When owner Bill Kimpton bought the building from Japanese investors three years ago, it had been gutted. Only two original elements survived: a bronze filigree staircase with marble steps, and a soaring, two-story inglenook fireplace crowned by three domed skylights. They became the focus of Rowley's lobby design. Guest rooms, equally fanciful, feature canopy beds. Corporate rates go from $185 for standard rooms to $375 for suites.

THE HEMPEL, London. The most controversial hotel in recent memory, this temple of minimalism--called perverse by some and a morgue by others--was clearly designed with the irrefutably hip in mind. The lobby is a vast, white void, with only two gas fireplaces that spew 15-foot flames at each end. Owner Anouska Hempel says it has the "feeling of an ancient pyramid."

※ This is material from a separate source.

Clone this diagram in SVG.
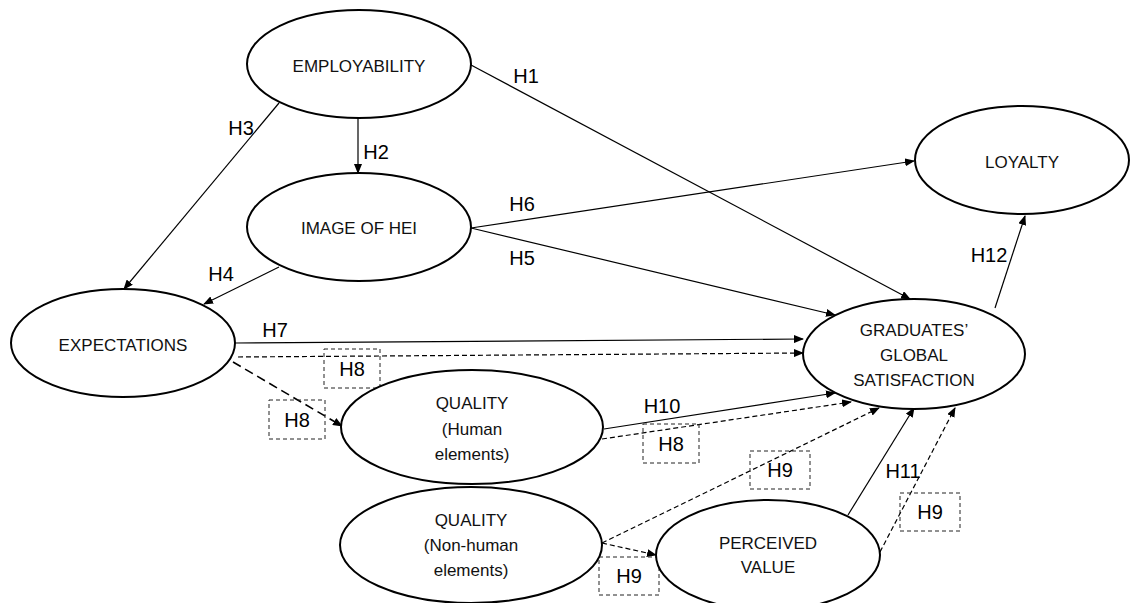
<svg xmlns="http://www.w3.org/2000/svg" width="1132" height="603" viewBox="0 0 1132 603">
<defs>
<marker id="ah" markerUnits="userSpaceOnUse" markerWidth="10" markerHeight="8" refX="9" refY="4" orient="auto">
<path d="M0,0 L10,4 L0,8 Z" fill="#000"/>
</marker>
<style>
.node ellipse{fill:#fff;stroke:#000;stroke-width:2}
.node text{font-family:"Liberation Sans",Arial,sans-serif;font-size:17px;fill:#111;text-anchor:middle;dominant-baseline:central}
.c{stroke:#000;stroke-width:1.2;fill:none;marker-end:url(#ah)}
.d{stroke-dasharray:5 3}
.dd{stroke-dasharray:9 5;stroke-width:1.6}
.lbl{font-family:"Liberation Sans",Arial,sans-serif;font-size:20px;fill:#000;text-anchor:middle;dominant-baseline:central}
.box{fill:none;stroke:#222;stroke-width:1;stroke-dasharray:4 3}
</style>
</defs>
<rect width="1132" height="603" fill="#fff"/>
<g id="connectors">
<line class="c" x1="471" y1="65" x2="910" y2="299"/>
<line class="c" x1="358" y1="117" x2="358" y2="173"/>
<line class="c" x1="279" y1="103" x2="124" y2="289"/>
<line class="c" x1="279" y1="267" x2="204" y2="304"/>
<line class="c" x1="471" y1="228" x2="835" y2="315"/>
<line class="c" x1="471" y1="228" x2="914" y2="161"/>
<line class="c" x1="235" y1="343" x2="803" y2="339"/>
<line class="c d" x1="238" y1="357" x2="803" y2="353"/>
<line class="c dd" x1="233" y1="362" x2="342" y2="426"/>
<line class="c" x1="604" y1="429" x2="835" y2="393"/>
<line class="c d" x1="602" y1="439" x2="851" y2="402"/>
<line class="c d" x1="602" y1="543" x2="879" y2="408"/>
<line class="c d" x1="602" y1="543" x2="656" y2="555"/>
<line class="c" x1="848" y1="515" x2="914" y2="408"/>
<line class="c d" x1="880" y1="552" x2="955" y2="408"/>
<line class="c" x1="995" y1="308" x2="1025" y2="216"/>
</g>
<g id="labels">
<text class="lbl" x="526" y="76">H1</text>
<text class="lbl" x="376" y="152">H2</text>
<text class="lbl" x="241" y="128">H3</text>
<text class="lbl" x="221" y="274">H4</text>
<text class="lbl" x="522" y="258">H5</text>
<text class="lbl" x="522" y="204">H6</text>
<text class="lbl" x="275" y="330">H7</text>
<text class="lbl" x="662" y="406">H10</text>
<text class="lbl" x="903" y="471">H11</text>
<text class="lbl" x="989" y="255">H12</text>
<rect class="box" x="324" y="349" width="56" height="39"/>
<text class="lbl" x="352" y="369">H8</text>
<rect class="box" x="269" y="400" width="56" height="39"/>
<text class="lbl" x="297" y="420">H8</text>
<rect class="box" x="643" y="424" width="56" height="39"/>
<text class="lbl" x="671" y="444">H8</text>
<rect class="box" x="750" y="451" width="60" height="38"/>
<text class="lbl" x="780" y="470">H9</text>
<rect class="box" x="599" y="557" width="60" height="38"/>
<text class="lbl" x="629" y="576">H9</text>
<rect class="box" x="900" y="493" width="60" height="38"/>
<text class="lbl" x="930" y="512">H9</text>
</g>
<g id="employability" class="node">
<ellipse cx="359" cy="64" rx="112" ry="54"/>
<text x="359" y="66">EMPLOYABILITY</text>
</g>
<g id="image" class="node">
<ellipse cx="359" cy="227" rx="112" ry="54"/>
<text x="359" y="228">IMAGE OF HEI</text>
</g>
<g id="expectations" class="node">
<ellipse cx="123" cy="343" rx="112" ry="54"/>
<text x="123" y="345">EXPECTATIONS</text>
</g>
<g id="quality-human" class="node">
<ellipse cx="472" cy="427" rx="131" ry="57"/>
<text x="472" y="403">QUALITY</text>
<text x="472" y="429">(Human</text>
<text x="472" y="454">elements)</text>
</g>
<g id="quality-nonhuman" class="node">
<ellipse cx="471" cy="545" rx="131" ry="58"/>
<text x="471" y="520">QUALITY</text>
<text x="471" y="545">(Non-human</text>
<text x="471" y="570">elements)</text>
</g>
<g id="perceived" class="node">
<ellipse cx="768" cy="555" rx="112" ry="55"/>
<text x="768" y="543">PERCEIVED</text>
<text x="768" y="567">VALUE</text>
</g>
<g id="satisfaction" class="node">
<ellipse cx="914" cy="354" rx="111" ry="55"/>
<text x="914" y="330">GRADUATES’</text>
<text x="914" y="355">GLOBAL</text>
<text x="914" y="380">SATISFACTION</text>
</g>
<g id="loyalty" class="node">
<ellipse cx="1022" cy="160" rx="107" ry="54"/>
<text x="1022" y="162">LOYALTY</text>
</g>
</svg>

Wisely, Hempel has added a bit of Hollywood to each of the 52 guest rooms. The most requested one, a junior suite called the Lion's Den, features a bed encased in a cage that is suspended from the ceiling. Giorgio Armani prefers the Beluga suite, which has an enormous four-poster bed and great views of the Zen garden. Rates range from $420 to $1,600 per night, but corporate discounts are available to regular customers.